Pesantren Sebagai Laboratorium Sosial

Sabtu, 17 Juli 2021

Ilustrasi Photo: (source: imaos.id©2021 Kanjengan.id

__

Oleh: M. Farid Abbad

Saya tidak ingin menulis panjang lebar tentang apa itu pesantren, sejarahnya, fungsinya, dan struktur kelembagaannya. Karena sudah banyak sekali buku, artikel jurnal, hasil riset, skripsi, tesis, dan disertasi. Beberapa buku yang cukup mengesankan tentang Pesantren dan Kiai yang pernah saya baca adalah sebuah disertasi di Australian National University (ANU) anggitan Zamakhsyari Dhofier berjudul ‘ Tradisi Pesantren’. Buku ini meskipun sudah menjadi klasik namun berhasil memberikan peta besar tentang tradisi, corak, fungsi, dan jaringan antar Kiai yang sampai hari ini masih menjadi salah satu referensi penting tentang pesantren.

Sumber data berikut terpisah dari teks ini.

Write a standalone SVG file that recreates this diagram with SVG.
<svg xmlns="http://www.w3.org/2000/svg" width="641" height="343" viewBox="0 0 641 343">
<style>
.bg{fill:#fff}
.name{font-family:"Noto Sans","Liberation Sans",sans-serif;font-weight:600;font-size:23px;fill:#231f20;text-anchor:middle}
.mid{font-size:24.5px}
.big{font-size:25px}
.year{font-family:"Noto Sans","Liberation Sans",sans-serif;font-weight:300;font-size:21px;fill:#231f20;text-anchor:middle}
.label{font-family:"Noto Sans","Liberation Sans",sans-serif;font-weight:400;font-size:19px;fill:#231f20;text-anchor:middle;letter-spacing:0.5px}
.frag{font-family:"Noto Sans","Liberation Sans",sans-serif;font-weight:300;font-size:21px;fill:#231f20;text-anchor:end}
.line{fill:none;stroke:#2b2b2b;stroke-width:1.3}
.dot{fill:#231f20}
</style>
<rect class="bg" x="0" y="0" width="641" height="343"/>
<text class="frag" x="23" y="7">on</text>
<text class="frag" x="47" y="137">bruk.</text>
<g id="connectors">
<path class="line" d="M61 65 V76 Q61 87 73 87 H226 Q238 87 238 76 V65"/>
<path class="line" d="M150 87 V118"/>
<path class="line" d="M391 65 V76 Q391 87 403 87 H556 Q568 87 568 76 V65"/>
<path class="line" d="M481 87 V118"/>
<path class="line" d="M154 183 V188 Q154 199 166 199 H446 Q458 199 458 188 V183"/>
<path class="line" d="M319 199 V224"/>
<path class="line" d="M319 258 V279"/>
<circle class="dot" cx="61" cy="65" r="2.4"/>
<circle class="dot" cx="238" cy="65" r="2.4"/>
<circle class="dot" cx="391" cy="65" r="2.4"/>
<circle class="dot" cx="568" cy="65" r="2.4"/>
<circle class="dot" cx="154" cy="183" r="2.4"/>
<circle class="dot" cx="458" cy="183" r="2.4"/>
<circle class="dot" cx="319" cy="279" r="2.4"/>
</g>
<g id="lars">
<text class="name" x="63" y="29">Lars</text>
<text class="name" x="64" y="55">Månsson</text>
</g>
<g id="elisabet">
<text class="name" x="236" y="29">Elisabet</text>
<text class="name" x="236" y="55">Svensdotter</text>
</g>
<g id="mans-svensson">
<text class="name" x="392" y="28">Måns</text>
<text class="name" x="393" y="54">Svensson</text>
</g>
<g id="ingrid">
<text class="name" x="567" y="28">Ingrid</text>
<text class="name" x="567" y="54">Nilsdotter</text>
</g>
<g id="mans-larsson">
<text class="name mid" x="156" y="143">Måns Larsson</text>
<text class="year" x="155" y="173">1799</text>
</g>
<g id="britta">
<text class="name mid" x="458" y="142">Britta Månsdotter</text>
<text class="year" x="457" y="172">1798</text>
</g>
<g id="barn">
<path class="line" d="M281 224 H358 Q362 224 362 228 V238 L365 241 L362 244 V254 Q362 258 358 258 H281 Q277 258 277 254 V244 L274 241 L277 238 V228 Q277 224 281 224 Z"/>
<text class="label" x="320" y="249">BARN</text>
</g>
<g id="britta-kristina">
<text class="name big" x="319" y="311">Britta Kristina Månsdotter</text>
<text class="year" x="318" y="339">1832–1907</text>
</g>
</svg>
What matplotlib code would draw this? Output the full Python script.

            Selanjutnya, karya Dr. Horikho Horikhosi ‘ Kiai dan Perubahan Sosial’ juga memberikan prespektif baru bahwa Kiai yang selama ini dianggap sebagai ‘Cultural Broker’ atau makelar budaya yang memfilter masuknya beragam kebudayaan dari luar yang mengancam eksistensi kebudayaan pesantren. Istilah ini dipopulerkan oleh Antropolog Amerika Cliford Greetz dalam artikelnya ‘ The Javanese Kijaji: The Changing Role of a Cultural Broker. Tetapi fakta yang ditemukan oleh Horiko berbeda di wilayah jawa barat, peran Kiai tidak hanya memfilter namun juga melakukan gerakan transformasi sosial terhadap masyarakat sekitar pesantren.

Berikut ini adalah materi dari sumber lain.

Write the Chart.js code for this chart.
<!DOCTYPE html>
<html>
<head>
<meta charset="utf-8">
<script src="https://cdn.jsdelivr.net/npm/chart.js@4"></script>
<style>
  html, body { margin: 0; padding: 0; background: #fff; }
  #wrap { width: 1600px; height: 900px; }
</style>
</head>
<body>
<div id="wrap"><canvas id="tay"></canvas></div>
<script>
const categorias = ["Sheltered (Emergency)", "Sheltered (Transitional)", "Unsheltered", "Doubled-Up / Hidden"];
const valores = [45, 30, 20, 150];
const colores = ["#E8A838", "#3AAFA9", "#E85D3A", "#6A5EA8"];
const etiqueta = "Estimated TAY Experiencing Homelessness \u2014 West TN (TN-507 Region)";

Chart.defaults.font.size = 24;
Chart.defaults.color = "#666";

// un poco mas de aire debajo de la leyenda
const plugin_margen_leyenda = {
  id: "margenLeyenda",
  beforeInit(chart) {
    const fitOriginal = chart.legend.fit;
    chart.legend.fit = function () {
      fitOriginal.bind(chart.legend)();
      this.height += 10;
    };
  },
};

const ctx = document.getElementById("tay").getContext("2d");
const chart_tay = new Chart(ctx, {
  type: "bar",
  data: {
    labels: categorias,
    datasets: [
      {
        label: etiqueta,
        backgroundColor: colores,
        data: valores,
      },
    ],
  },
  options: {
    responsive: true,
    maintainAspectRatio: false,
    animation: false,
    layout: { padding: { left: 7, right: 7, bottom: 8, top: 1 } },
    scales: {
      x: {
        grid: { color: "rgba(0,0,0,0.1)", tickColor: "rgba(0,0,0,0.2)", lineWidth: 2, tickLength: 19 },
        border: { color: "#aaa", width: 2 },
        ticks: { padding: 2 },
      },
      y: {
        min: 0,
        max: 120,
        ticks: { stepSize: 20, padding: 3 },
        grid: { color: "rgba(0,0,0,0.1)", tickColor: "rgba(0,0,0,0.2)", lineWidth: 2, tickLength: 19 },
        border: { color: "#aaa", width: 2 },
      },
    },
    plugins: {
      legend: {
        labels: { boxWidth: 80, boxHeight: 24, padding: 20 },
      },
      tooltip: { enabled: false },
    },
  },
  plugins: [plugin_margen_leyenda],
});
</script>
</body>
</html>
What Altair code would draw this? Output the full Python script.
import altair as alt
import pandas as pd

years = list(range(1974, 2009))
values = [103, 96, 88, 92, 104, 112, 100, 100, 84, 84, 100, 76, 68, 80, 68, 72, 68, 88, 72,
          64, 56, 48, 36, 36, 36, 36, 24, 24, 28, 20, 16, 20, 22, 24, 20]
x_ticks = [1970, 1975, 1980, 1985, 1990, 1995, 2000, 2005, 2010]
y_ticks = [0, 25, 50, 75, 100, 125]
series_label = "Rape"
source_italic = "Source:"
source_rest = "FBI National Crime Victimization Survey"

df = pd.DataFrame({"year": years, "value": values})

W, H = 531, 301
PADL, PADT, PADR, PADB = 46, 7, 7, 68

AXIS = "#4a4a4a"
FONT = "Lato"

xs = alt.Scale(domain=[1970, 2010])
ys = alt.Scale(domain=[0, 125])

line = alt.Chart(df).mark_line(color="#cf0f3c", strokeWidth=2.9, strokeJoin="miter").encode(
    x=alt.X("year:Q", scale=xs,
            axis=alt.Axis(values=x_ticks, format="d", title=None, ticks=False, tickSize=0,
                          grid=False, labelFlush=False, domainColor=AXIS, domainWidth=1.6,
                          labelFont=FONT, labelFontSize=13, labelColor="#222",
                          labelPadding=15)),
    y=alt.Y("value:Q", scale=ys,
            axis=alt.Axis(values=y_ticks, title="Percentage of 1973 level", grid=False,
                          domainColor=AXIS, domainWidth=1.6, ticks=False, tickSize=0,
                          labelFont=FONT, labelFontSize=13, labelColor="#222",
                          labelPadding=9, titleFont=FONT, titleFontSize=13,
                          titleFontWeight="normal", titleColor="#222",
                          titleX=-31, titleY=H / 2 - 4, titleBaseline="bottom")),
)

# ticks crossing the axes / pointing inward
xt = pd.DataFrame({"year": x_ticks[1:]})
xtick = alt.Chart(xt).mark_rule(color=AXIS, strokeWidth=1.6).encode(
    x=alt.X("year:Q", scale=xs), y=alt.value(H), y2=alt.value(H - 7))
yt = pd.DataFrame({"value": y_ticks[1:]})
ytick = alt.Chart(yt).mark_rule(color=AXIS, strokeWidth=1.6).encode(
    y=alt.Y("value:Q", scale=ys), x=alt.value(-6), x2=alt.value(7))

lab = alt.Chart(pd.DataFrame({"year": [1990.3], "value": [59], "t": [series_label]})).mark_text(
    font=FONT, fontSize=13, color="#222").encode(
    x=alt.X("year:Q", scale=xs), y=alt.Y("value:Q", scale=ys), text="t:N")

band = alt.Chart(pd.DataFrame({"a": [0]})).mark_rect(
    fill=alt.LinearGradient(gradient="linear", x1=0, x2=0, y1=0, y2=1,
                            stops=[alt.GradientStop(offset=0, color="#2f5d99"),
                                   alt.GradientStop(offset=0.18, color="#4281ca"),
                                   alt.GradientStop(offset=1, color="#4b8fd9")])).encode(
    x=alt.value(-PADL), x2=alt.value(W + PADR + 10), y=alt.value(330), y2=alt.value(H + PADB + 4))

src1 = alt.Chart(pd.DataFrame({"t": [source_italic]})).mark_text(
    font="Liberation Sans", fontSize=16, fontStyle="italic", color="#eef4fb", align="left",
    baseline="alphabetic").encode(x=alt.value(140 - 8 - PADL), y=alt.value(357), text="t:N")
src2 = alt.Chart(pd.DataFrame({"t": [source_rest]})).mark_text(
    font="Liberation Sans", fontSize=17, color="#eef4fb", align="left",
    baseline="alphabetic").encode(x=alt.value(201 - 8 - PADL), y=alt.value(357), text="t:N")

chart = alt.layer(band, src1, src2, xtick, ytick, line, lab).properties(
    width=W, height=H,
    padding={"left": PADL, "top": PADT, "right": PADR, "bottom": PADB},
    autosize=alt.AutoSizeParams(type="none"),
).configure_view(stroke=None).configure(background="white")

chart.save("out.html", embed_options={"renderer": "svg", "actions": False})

            Karya lain yang menurut saya menarik untuk dikemukakan adalah karya Dr. Pradjarta Dirdjosanjoto ‘ Memelihara Umat; Kiai Pesantren-Kiai Langgar di Jawa’ mencoba menelisik lebih jauh tentang kehidupan sehari-hari Kiai pesantren yang memiliki jaringan nasional, punya power, dan sangat disegani oleh komunitas masyarakat. Sementara ada tipologi lain yaitu Kiai Langgar yang mencoba mempertahankan pengaruhnya dan menjaga tradisi yang dibangun dengan otordoksi keagamaan yang ketat. Senutuhan etnografis dalam karya ini sangat kental sebab buku ini adalah disertasi yang di tulis di Universitas Utrech Belanda.

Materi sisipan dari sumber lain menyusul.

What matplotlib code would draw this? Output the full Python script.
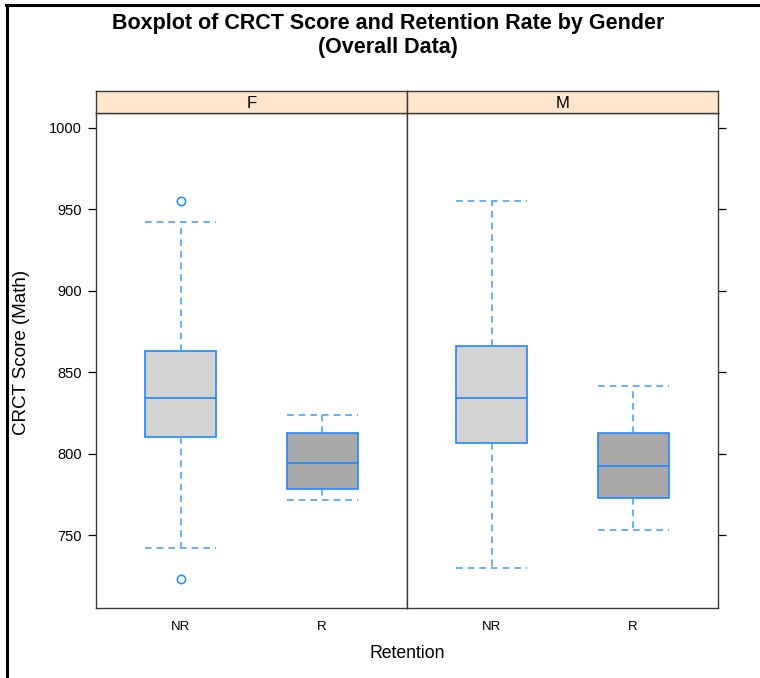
import matplotlib
matplotlib.use("Agg")
import matplotlib.pyplot as plt
from matplotlib.lines import Line2D

plt.rcParams['font.family'] = ['Liberation Sans', 'DejaVu Sans']

panels = ["F", "M"]
categories = ["NR", "R"]
# five-number summaries per panel: [NR, R]
whislo = {"F": [742, 771.5], "M": [729.7, 753]}
q1 = {"F": [810.2, 778.3], "M": [806.5, 772.7]}
med = {"F": [834.2, 794.2], "M": [834.0, 792.4]}
q3 = {"F": [863, 812.7], "M": [866, 812.7]}
whishi = {"F": [942.3, 823.7], "M": [955.2, 841.5]}
fliers = {"F": [[955.2, 723], []], "M": [[], []]}

yticks = [750, 800, 850, 900, 950, 1000]
fills = ["#d3d3d3", "#a9a9a9"]
edge = "#1e88ff"
whisk = "#4aa3ff"
strip_col = "#ffe5cc"
spine_col = "#3a3a3a"

W, H = 760, 678
fig = plt.figure(figsize=(W / 100, H / 100), dpi=100)

def fr(x0, y0, x1, y1):
    return [x0 / W, 1 - y1 / H, (x1 - x0) / W, (y1 - y0) / H]

px = [(96, 407), (407, 718)]
ylim = (705.2, 1009.2)
for i, p in enumerate(panels):
    ax = fig.add_axes(fr(px[i][0], 113, px[i][1], 608))
    stats = []
    for j, c in enumerate(categories):
        stats.append(dict(whislo=whislo[p][j], q1=q1[p][j], med=med[p][j],
                          q3=q3[p][j], whishi=whishi[p][j], fliers=fliers[p][j]))
    bp = ax.bxp(stats, positions=[1, 2], widths=0.5, patch_artist=True,
                showfliers=True,
                boxprops=dict(edgecolor=edge, linewidth=1.2),
                medianprops=dict(color=edge, linewidth=1.2),
                whiskerprops=dict(color=whisk, linewidth=1.2, linestyle=(0, (4, 3))),
                capprops=dict(color=whisk, linewidth=1.2, linestyle=(0, (4, 3))),
                flierprops=dict(marker='o', markerfacecolor='none', markeredgecolor=edge,
                                markersize=6, markeredgewidth=1.1))
    for b, f in zip(bp['boxes'], fills):
        b.set_facecolor(f)
    for cap in bp['caps']:
        xs = cap.get_xdata()
        mid = (xs[0] + xs[1]) / 2
        cap.set_xdata([mid - 0.25, mid + 0.25])
    ax.set_xlim(0.4, 2.6)
    ax.set_ylim(*ylim)
    ax.set_xticks([1, 2])
    ax.set_xticklabels(categories, fontsize=9.5)
    ax.tick_params(axis='x', length=0, pad=9)
    ax.set_yticks(yticks)
    for s in ax.spines.values():
        s.set_color(spine_col)
        s.set_linewidth(1.0)
    if i == 0:
        ax.tick_params(axis='y', direction='out', length=6, width=0.9, labelsize=10.5,
                       left=True, right=False, labelleft=True, pad=4)
    else:
        ax.tick_params(axis='y', direction='out', length=6, width=0.9,
                       left=False, right=True, labelleft=False, labelright=False)

    sax = fig.add_axes(fr(px[i][0], 91, px[i][1], 113))
    sax.set_facecolor(strip_col)
    sax.set_xticks([])
    sax.set_yticks([])
    for s in sax.spines.values():
        s.set_color(spine_col)
        s.set_linewidth(1.0)
    sax.text(0.5, 0.45, p, ha='center', va='center', fontsize=12, transform=sax.transAxes)

fig.text(22 / W, 1 - 352 / H, "CRCT Score (Math)", ha='center', va='center',
         rotation=90, fontsize=13.5)
fig.text(407 / W, 1 - 654 / H, "Retention", ha='center', va='center', fontsize=12.7)
fig.text(388 / W, 1 - 23 / H, "Boxplot of CRCT Score and Retention Rate by Gender",
         ha='center', va='center', fontsize=15.5, fontweight='bold')
fig.text(388 / W, 1 - 48 / H, "(Overall Data)",
         ha='center', va='center', fontsize=15.5, fontweight='bold')

# outer frame lines (left and top)
fig.add_artist(Line2D([6.5 / W, 6.5 / W], [0, 1 - 5 / H], transform=fig.transFigure,
                      color='black', linewidth=2.2))
fig.add_artist(Line2D([5.5 / W, 1], [1 - 5 / H, 1 - 5 / H], transform=fig.transFigure,
                      color='black', linewidth=2.2))

fig.savefig("out.png", dpi=100)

            Mungkin, masih banyak buku lain yang relevan saya sebutkan disini tapi tiga buku di atas merupakan buku yang sudah mewakili semua pembahasan tentang pesantren. Saya ingin sedikit menyinggung posisi pesantren di tengah pandemic ini. Momentum ini menurut saya mampu untuk meningkatkan fungsi pesantren yang selama ini menjadi lembaga keagamaan an sich, menjadi lembaga pemberdayaan masyarakat. Apalagi kritik yang sering dialamatkan kepada pesantren selalu dihubungkan seperti kerajaan kecil, eksklusif, hirarkis, dan cenderung tidak memiliki fungsi sosial. Padahal potensi pesantren sangat besar sekali dalam melakukan pemberdayaan masyarakat.

***

Selama ini keberadaan pesantren hanya memberikan pencerahan dalam bidang agama saja, padahal wacana pesantren sebagai lembaga pemberdayaan masyarakat sudah ramai di bicarakan sejak tahun 80-an.  Sayang model gerakan ini sudah mulai jarang diminati oleh pesantren. Sehingga saya agak kesulitan mencari role model pesantren yang mengambil jalan ini.

Pandemi ini sebenarnya membuka kran dan kesempatan bagi pesantren untuk memikirkan langkahnya untuk hadir menjadi bagian dari problem soulver. Jika kategorinya pesantren besar yang memiliki aset yang banyak maka ini menjadi peluang  bagi masyarkat untuk mendapatkan akses pekerjaan. Sementara jika pesantrenya kecil dan tidak begitu memiliki sumber daya ekonomi yang besar maka pesantren bisa memberikan sedikit uluran bantuan sembako secara rutin yang bisa diambilkan dari syahriayah santri, atau memotong sedikit uang indekos santri untuk di belanjakan lalu di distribusikan ke tetangga sekitar. Mesikipun langkah ini tampak kecil, tetapi sesungguhnya akan memiliki dampak besar. Karena modal sosial ini akan berevolusi menjadi hubungan yang lebih intim dengan pesantren. Dan ini akan menjadi tradisi yang memperkuat posisi pesantren di mata masyarakat. Wallahu a’lam.